Я утверждаю, что пролетарский театр должен начинать скорей всего с техники Малого театра, как музыку он начнет скорей с подражания Бетховену, живопись — с подражания великим мастерам Возрождения, скульптуру — от эллинской традиции и т. п.
В России существует также и футуристический театр. Лучшим его образцом является Камерный театр. Европе стоило бы посмотреть на него. Во многих отношениях он блестяще достиг своей цели: чистого зрелища, чистой сценической динамики как таковой. Долой символизм, говорит этот театр, долой надежды на то, чтобы обмануть зрителя, чтобы создать иллюзию какой-то правды. Правда сцены есть сама сцена. Зритель не должен видеть в актрисе — Сакунталу, в актере — Ромео, он должен прямо наслаждаться такой-то актрисой, таким-то актером, как художниками, виртуозно владеющими своим голосом и своим телом.

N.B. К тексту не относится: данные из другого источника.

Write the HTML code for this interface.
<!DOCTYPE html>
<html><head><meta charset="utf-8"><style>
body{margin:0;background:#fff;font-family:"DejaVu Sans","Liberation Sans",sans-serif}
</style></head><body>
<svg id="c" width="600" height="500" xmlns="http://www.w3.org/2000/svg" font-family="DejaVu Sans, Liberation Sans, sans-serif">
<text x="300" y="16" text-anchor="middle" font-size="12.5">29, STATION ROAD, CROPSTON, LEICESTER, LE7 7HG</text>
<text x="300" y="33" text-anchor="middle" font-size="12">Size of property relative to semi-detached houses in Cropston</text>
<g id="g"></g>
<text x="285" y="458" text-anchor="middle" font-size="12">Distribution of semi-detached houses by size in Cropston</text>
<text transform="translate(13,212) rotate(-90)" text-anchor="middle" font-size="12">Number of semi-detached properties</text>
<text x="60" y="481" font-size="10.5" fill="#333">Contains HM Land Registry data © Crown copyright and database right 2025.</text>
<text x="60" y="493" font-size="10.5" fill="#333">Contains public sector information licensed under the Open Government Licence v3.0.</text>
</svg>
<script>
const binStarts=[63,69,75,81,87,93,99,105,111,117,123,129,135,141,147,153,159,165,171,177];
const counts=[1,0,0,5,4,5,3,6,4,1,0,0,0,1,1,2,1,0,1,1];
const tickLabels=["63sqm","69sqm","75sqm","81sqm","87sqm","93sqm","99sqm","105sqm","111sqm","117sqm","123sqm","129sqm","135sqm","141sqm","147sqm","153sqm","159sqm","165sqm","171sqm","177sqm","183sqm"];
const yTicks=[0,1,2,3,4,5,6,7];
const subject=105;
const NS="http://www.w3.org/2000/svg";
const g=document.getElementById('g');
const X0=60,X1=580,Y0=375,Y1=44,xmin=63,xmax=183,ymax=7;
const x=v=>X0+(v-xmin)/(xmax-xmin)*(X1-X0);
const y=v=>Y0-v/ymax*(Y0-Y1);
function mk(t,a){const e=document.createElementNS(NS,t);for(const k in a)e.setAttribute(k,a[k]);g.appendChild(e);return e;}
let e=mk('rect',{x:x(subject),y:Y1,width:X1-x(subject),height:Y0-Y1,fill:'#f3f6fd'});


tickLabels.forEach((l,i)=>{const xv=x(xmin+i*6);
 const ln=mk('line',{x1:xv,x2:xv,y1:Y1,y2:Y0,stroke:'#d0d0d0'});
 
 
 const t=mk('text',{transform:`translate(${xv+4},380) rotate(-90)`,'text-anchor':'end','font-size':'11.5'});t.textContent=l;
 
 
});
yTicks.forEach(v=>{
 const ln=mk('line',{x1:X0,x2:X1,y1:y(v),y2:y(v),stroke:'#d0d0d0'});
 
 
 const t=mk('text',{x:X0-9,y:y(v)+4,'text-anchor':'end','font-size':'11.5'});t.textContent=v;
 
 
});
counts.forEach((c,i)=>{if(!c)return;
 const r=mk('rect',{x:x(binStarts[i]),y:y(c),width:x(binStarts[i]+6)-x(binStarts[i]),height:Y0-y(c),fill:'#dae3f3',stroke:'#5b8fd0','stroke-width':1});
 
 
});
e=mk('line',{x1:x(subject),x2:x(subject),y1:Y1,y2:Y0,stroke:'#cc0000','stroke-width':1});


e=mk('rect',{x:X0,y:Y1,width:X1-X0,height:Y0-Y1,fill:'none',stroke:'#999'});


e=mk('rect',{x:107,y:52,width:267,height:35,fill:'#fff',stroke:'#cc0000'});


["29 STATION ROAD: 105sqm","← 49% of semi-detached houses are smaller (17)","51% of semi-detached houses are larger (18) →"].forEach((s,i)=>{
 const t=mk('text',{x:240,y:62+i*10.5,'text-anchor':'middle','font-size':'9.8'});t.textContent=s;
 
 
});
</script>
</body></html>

Молодой театр в этом отношении добился результатов, которые заставляют порою старшие театры уже сейчас воспринимать кое-что из его достижений в свой облик.

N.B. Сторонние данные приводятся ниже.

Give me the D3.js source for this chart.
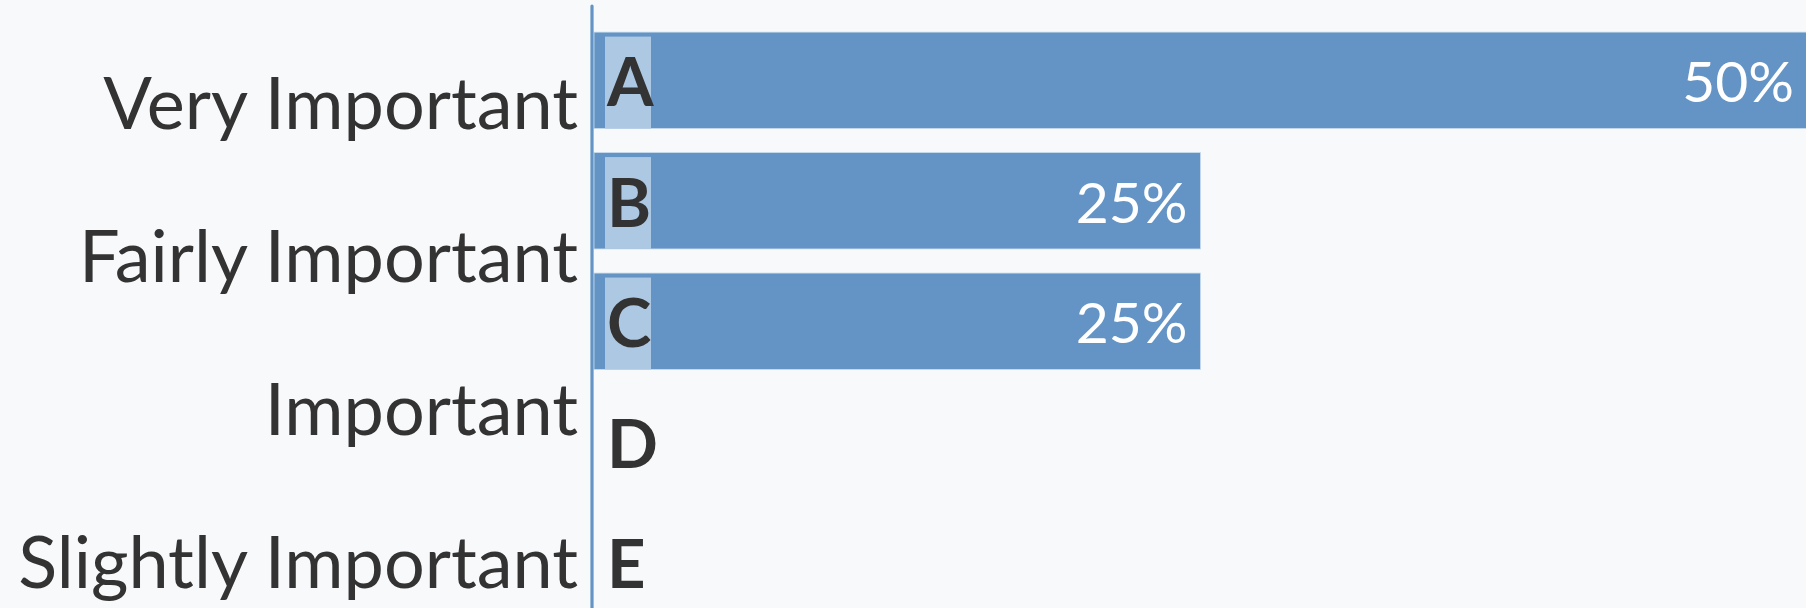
<!DOCTYPE html>
<html>
<head>
<meta charset="utf-8">
<script src="https://cdn.jsdelivr.net/npm/d3@7"></script>
<style>
  html, body { margin: 0; padding: 0; background: #f8f9fb; }
  svg { display: block; }
</style>
</head>
<body>
<svg id="chart" width="1806" height="608"></svg>
<script>
const categories = ["A", "B", "C", "D", "E"];
const values = [50, 25, 25, 0, 0];
const rowLabels = ["Very Important", "Fairly Important", "Important", "Slightly Important"];
const valueSuffix = "%";

const W = 1806, H = 608;
const svg = d3.select("#chart");
svg.append("rect").attr("width", W).attr("height", H).attr("fill", "#f8f9fb");

const axisX = 592;
const x = d3.scaleLinear().domain([0, 50]).range([axisX + 2, 1807]);
const y = d3.scaleBand().domain(categories).range([8, 634.5]).paddingInner(0.2).paddingOuter(0.2);
const yLabel = d3.scaleBand().domain(rowLabels).range([27, 639]);

const data = categories.map((c, i) => ({ cat: c, value: values[i] }));

// bars
svg.append("g").selectAll("rect").data(data.filter(d => d.value > 0)).join("rect")
  .attr("x", x(0))
  .attr("y", d => y(d.cat))
  .attr("width", d => x(d.value) - x(0))
  .attr("height", y.bandwidth())
  .attr("fill", "#6394c5")
  .attr("stroke", "#c9dbee")
  .attr("stroke-width", 0.8);

// letter boxes
svg.append("g").selectAll("rect").data(data.filter(d => d.value > 0)).join("rect")
  .attr("x", x(0) + 11)
  .attr("y", d => y(d.cat) + 4.5)
  .attr("width", 46)
  .attr("height", y.bandwidth() - 4.5)
  .attr("fill", "#adc8e2");

// axis line
const yAxis = d3.axisLeft(y).tickSize(0).tickSizeOuter(0).tickFormat("");
const ag = svg.append("g").attr("transform", `translate(${axisX - 0.5},0)`).call(yAxis);
ag.select(".domain").attr("stroke", "#6394c5").attr("stroke-width", 3.2).attr("stroke-linecap", "round")
  .attr("d", `M0.5,6V${H}`);

// category letters
svg.append("g").selectAll("text").data(data).join("text")
  .attr("x", x(0) + 13)
  .attr("y", d => y(d.cat) + y.bandwidth() / 2 + 26)
  .attr("font-family", "Lato, 'Open Sans', sans-serif")
  .attr("font-weight", 700)
  .attr("font-size", 67)
  .attr("fill", "#333333")
  .text(d => d.cat);

// value labels
svg.append("g").selectAll("text").data(data.filter(d => d.value > 0)).join("text")
  .attr("x", d => x(d.value) - 13)
  .attr("y", d => y(d.cat) + y.bandwidth() / 2 + 22)
  .attr("text-anchor", "end")
  .attr("font-family", "Lato, 'Open Sans', sans-serif")
  .attr("font-size", 57)
  .attr("fill", "#ffffff")
  .text(d => d.value + valueSuffix);

// row labels
svg.append("g").selectAll("text").data(rowLabels).join("text")
  .attr("x", 578)
  .attr("y", d => yLabel(d) + yLabel.bandwidth() / 2 + 25)
  .attr("text-anchor", "end")
  .attr("font-family", "Lato, 'Open Sans', sans-serif")
  .attr("font-size", 72)
  .attr("fill", "#333333")
  .text(d => d);
</script>
</body>
</html>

Я, безусловно, убежден, что и эти искания, как многие другие, — а у нас таких молодых исканий немало, — оплодотворят театр. Если бы государство перестало их защищать, отказало им в поддержке, это было бы преступной узостью; но вместе с тем я прекрасно знаю, что огромное большинство той трудовой публики, забота о которой является нашей первой заботой, в таком театре нуждается сравнительно мало. Она его за свой не признает, ибо она жадно хочет от театра реального, эмоционального, идейного содержания.

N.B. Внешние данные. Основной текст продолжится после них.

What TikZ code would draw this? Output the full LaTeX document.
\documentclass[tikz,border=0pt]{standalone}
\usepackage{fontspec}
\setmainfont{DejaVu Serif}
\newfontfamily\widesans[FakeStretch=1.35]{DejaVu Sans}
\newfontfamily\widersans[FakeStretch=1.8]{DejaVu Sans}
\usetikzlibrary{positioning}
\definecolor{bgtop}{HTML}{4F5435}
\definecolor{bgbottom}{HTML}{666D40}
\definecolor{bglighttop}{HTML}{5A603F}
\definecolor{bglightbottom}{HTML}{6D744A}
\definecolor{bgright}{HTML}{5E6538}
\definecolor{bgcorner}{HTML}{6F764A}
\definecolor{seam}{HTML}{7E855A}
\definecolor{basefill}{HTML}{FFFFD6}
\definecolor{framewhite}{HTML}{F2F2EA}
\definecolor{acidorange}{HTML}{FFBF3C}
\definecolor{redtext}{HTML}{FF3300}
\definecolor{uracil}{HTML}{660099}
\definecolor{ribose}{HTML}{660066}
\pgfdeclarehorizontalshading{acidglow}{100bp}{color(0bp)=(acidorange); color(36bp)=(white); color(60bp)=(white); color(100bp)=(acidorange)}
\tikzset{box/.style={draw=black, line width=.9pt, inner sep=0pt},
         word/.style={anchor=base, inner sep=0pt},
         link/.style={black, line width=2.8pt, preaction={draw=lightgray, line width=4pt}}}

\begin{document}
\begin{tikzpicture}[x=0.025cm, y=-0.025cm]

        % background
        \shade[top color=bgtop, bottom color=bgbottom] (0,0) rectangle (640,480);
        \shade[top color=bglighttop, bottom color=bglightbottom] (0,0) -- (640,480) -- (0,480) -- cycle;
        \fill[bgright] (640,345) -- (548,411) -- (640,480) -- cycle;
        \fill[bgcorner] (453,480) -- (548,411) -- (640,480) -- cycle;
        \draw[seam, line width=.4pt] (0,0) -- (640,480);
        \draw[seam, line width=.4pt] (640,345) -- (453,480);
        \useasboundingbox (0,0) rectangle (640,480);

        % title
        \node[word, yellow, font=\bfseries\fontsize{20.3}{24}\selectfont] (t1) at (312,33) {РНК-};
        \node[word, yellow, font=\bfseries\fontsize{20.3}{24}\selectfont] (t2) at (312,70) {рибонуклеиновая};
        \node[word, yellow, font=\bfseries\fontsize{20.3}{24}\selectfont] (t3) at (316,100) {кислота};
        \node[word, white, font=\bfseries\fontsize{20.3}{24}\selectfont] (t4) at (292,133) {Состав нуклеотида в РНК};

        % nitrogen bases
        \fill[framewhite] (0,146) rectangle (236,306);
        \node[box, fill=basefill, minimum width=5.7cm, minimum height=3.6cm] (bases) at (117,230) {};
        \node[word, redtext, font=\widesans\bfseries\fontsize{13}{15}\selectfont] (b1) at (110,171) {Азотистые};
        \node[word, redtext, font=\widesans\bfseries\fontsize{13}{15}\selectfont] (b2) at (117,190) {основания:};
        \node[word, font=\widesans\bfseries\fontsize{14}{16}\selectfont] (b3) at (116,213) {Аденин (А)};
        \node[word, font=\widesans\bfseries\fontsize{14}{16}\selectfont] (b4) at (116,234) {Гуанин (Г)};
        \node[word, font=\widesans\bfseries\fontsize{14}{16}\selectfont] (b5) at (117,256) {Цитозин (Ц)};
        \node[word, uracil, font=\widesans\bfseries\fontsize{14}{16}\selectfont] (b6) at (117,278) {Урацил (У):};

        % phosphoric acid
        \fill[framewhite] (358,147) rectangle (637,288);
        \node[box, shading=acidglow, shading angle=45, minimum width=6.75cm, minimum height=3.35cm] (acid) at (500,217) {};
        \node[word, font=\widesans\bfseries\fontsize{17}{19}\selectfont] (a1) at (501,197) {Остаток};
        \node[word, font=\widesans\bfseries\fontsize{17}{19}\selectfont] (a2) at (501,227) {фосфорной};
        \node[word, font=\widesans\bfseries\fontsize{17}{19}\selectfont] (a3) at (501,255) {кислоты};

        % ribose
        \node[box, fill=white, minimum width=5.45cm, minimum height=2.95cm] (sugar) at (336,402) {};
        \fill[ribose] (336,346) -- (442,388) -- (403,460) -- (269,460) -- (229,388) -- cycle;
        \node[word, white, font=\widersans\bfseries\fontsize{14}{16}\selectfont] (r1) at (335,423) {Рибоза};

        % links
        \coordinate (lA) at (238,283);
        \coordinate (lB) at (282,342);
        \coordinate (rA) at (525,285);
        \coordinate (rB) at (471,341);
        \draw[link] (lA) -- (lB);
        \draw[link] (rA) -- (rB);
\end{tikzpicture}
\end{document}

Все эти искания свидетельствуют об известной культурной перезрелости, все они в этом отношении немножко упадочнические, хотя упадочничество их может не остаться бесплодным и для театрального возрождения. Но больше всего театральное возрождение обопрется на классическую традицию. Это для меня факт непреложный, и я очень рад, что не предчувствовавший, конечно, всех деталей нашей культуры Карл Маркс тем не менее твердо указывал всегда на классицизм эллинов, на театр Шекспира, на реализм Бальзака, как на те основные камни, которые положены будут в основу новой, пролетарской художественной постройки. Они остаются таковыми.
Маркс ошибался в темпе истории и пророчил смерть капитала гораздо раньше, чем она на самом деле наступила или наступает, но духовная смерть постигла капитал уже тогда. И среди культурных произведений долгого заката, скучного вечера капитала, вспыхивали, конечно, отдельные зарницы таланта, старались выгрести против мутного течения разложения отдельные герои мысли и чувства. Но фраза, которую сказал Энгельс: «…пролетариат есть единственный наследник великих классических философов и поэтов», — остается верной.
Нам придется завязать главный узел нашей культуры непосредственно там, где обрывается короткое и светлое утро буржуазии революционной. Там стоят великаны Гегели, великаны Гёте и ждут своих настоящих продолжателей. Хранители этих классических традиций превратились в эпигонов и часто кажутся какими-то старыми филинами рядом с более новыми ультрареалистами и совсем новенькими футуристами. Но новая пролетарская волна вольет кровь как раз в их жилы и даст им возможность еще могучим образом послужить тому действительно новому театру, тому подлинному футуризму, который создаст не без мук в более или менее продолжительные сроки сама социальная революция.
Не удивительно, конечно, что я не отрекся сейчас ни от одной выраженной там мысли. В огромном большинстве случаев я не изменил своих идей за пятнадцать — двадцать лет, но кое-что явилось для меня самого неожиданным при свете опыта последних трех лет.
Так, центральная проблема театра в настоящее время — дать доступ в зрительный зал весьма созревшему за последние годы пролетариату, уже выдвинувшему свой великолепный культурный авангард — пролетарское студенчество, — была почти достигнута. Эти успехи наших непредпринимательских театров, которые я перечислил в начале статьи, почти целиком были сломаны хозяйственной разрухой и нэпом. Но ясно, что, сколько-нибудь оправившись, мы в области театра должны возвратиться на прежний путь огосударствления его в идейном и материальном отношении. Все, что дальше сказано об отдельных направлениях, несмотря на годы нэпа, осталось вполне верным. [Примечание 1924 г.]